Arabic dataset and variants

Hey guys,
I’m not a native Arabic speaker but I can read, write and speak Arabic on a pretty basic level, I tried contributing to the Arabic dataset on Common Voice, since I’m not sure my accent is good enough I tried verifying other people’s voice, apparently many speakers believe that they are reading a formal text so they are using a formal variation of the words (Adding Tanween/un at the end) which does not reflect how Arab speakers communicate with their surroundings.

Now, since Arabic is currently not separated into variants speakers can only use the formal form in recordings because they think that if they’ll speak their own colloquial it won’t be understood by others.

So in order for this dataset to be more accurate some steps should be made:

  1. Adding variants to Arabic (Just like English (Phillipines) for example).
  2. Maybe adding a banner explaining that people should use their everyday pronunciation instead of trying and mimicking the news anchors.
  3. Adding a banner for the validators explaining that the should only verify whatever sounds natural (even if it’s not their colloquial they should be able to identify Fus’ha from an everyday colloquial) and potentially disapprove all formal Arabic because it’s unnatural.

I’d love to have some more comments from native speakers because I’m still not sure this is the best way to go.

Thanks!

Hi,

In 2020 we plan to change how we capture the different sounds for the same language, see:

https://discourse.mozilla.org/t/feedback-needed-languages-and-accents-strategy/

We also want to provide more context on the recording and listen screens so people have more clarity. This is definitely something on our backlog for 2020.

Yeah, that’s a major part of it, but I also think it needs further explanation due to the unnecessary formality.

Yes, that’s definitely something we can include for other languages too.

So if I understand correctly:
You support colloquials separation plus adjusting the texts accordingly.
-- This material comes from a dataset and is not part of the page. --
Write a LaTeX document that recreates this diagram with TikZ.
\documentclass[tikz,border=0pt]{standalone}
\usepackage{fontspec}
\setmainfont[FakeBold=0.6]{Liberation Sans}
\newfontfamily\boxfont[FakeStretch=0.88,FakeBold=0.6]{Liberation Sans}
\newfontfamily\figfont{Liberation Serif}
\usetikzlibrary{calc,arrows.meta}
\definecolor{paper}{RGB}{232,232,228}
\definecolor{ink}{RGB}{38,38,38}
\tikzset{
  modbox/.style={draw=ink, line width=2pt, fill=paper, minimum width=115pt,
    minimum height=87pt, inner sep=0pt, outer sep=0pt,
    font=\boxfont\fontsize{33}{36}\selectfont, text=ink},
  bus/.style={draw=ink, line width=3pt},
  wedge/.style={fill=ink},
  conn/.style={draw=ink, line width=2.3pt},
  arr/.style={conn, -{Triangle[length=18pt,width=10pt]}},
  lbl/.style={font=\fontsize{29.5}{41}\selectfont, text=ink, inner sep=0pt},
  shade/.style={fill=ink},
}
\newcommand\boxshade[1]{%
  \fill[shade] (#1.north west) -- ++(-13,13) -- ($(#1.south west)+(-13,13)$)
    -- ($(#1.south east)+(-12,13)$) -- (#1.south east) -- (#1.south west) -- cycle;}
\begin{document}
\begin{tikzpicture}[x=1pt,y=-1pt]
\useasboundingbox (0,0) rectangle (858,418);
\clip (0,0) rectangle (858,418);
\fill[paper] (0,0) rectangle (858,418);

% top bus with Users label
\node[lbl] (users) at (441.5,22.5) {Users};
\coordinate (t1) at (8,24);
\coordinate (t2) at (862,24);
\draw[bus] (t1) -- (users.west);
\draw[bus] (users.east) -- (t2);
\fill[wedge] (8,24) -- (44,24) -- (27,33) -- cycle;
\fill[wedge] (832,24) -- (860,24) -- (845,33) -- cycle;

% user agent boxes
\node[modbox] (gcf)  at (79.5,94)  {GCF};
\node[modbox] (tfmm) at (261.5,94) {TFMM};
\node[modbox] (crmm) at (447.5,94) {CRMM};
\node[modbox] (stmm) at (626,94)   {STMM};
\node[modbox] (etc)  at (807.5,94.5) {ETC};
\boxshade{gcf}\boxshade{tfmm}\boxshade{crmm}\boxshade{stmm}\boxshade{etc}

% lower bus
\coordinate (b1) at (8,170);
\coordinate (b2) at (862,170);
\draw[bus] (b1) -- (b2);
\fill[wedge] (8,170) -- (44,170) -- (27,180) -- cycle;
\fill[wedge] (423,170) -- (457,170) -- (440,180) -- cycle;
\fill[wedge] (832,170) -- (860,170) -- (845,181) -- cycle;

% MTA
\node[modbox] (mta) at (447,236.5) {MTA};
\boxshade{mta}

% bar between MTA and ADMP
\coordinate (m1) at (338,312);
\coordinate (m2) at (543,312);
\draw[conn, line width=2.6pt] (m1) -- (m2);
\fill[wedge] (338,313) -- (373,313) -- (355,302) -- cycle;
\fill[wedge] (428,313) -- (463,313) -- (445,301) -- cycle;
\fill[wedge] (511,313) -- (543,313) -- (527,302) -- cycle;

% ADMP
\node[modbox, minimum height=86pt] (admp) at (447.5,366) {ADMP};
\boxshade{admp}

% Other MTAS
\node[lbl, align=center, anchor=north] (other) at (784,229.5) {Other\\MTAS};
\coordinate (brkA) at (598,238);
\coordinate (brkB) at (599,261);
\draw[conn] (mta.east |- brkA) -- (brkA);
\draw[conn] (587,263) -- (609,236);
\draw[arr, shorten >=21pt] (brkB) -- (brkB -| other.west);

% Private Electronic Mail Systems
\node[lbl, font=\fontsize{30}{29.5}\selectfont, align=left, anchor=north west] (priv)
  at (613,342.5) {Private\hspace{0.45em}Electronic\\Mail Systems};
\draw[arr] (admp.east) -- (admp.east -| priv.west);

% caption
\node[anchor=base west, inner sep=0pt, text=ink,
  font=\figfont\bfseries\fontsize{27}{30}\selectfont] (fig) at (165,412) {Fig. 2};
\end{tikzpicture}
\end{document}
Let me try and work the following subjects with you and we can have a clearer view about the requirements:

  1. When people talk to Alexa or Google Home for example, are they used to speaking to their home technology in Fus’ha?
  2. Do you think Fus’ha should be an additional variant or non-existent?
  3. Why do you think people won’t contribute to dialects? The mission is to make my surrounding technology speak and understand the way I speak regardless if I’m Iraqi, Lebanese or Israeli.
  4. Do you think the current sentences are too formal? Maybe we should recommend a more approachable sentences?

I understand the rules of the language and how it should be pronounced but this project is about true people and their interface with IoT devices in the most native way they know, not about talking to your devices as if they were formal government employees or as if you were reading the news.